> _TASK DIRECTIONS_: Reproduce, character for character, the lines below from the first through the one with "from bokeh.resources import INLINE". Leave pictures out.

> _DATASET SECTION_:
========================================

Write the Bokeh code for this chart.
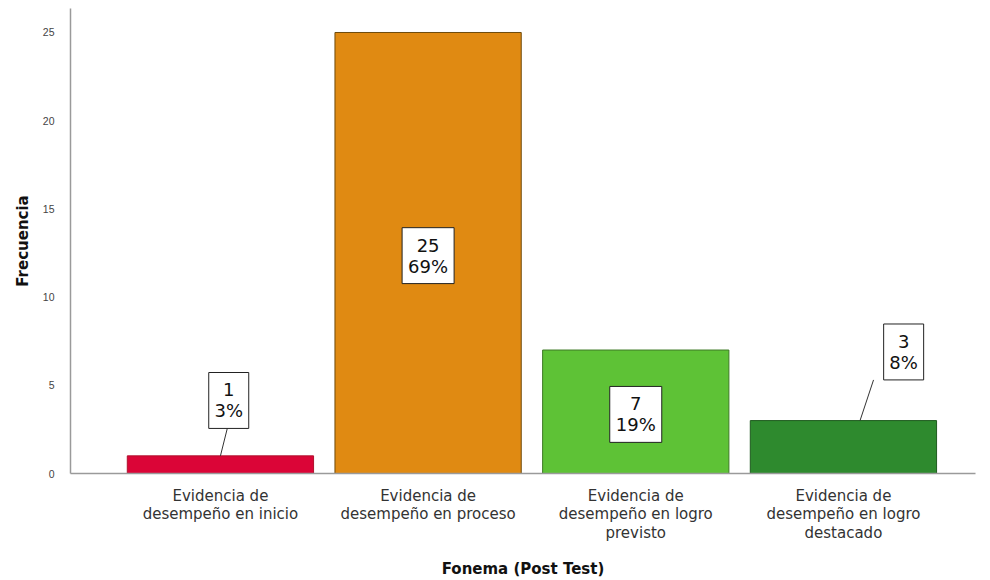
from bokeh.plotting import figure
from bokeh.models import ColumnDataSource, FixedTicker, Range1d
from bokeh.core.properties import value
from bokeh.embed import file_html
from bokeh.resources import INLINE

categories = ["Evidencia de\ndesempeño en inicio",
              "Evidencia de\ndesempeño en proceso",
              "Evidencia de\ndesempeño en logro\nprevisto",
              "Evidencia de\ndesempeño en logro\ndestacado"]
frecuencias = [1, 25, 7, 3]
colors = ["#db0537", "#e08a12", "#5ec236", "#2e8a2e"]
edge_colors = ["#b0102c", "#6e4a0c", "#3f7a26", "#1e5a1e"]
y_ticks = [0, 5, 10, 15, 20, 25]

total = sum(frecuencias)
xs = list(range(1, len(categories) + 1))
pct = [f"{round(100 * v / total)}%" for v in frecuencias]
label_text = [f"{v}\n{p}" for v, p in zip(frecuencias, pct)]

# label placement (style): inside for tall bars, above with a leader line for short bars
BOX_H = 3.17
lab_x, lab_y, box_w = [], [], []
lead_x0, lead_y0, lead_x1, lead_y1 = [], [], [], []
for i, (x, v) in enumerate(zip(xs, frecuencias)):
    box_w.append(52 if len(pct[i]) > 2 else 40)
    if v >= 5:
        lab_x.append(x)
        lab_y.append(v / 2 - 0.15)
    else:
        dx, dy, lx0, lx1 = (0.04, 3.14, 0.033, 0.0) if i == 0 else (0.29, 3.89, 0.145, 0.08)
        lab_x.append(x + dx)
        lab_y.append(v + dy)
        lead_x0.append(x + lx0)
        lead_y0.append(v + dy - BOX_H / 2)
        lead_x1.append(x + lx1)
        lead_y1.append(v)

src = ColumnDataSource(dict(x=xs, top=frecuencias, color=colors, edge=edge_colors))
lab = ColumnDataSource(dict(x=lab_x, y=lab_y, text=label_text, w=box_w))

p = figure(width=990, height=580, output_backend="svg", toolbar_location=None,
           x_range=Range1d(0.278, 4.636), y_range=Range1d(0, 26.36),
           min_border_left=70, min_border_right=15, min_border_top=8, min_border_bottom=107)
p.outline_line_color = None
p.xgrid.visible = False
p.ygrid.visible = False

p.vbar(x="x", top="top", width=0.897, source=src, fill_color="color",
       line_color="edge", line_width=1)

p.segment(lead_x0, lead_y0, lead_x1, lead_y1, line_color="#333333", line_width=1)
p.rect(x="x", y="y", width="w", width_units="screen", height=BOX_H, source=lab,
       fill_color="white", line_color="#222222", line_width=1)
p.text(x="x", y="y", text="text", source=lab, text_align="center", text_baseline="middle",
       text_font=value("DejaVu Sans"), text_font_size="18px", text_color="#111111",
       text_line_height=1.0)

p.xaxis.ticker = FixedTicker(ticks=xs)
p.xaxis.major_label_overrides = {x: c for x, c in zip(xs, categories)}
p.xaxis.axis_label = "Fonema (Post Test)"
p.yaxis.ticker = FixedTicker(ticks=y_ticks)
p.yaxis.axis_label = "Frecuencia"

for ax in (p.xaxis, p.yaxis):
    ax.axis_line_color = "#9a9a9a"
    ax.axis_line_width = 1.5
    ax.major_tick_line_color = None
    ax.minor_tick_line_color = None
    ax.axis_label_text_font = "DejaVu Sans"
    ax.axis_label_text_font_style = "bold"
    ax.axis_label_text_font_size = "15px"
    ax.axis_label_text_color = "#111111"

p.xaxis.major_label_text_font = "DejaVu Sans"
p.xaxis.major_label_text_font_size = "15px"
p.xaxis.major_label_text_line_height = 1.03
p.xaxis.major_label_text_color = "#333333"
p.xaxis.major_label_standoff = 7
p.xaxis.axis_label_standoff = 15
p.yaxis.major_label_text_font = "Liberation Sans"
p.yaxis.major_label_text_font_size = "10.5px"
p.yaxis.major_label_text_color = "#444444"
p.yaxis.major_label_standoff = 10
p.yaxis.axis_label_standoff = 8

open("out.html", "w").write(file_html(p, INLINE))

========================================

> _FINISHED TASK_:
Write the Bokeh code for this chart.
from bokeh.plotting import figure
from bokeh.models import ColumnDataSource, FixedTicker, Range1d
from bokeh.core.properties import value
from bokeh.embed import file_html
from bokeh.resources import INLINE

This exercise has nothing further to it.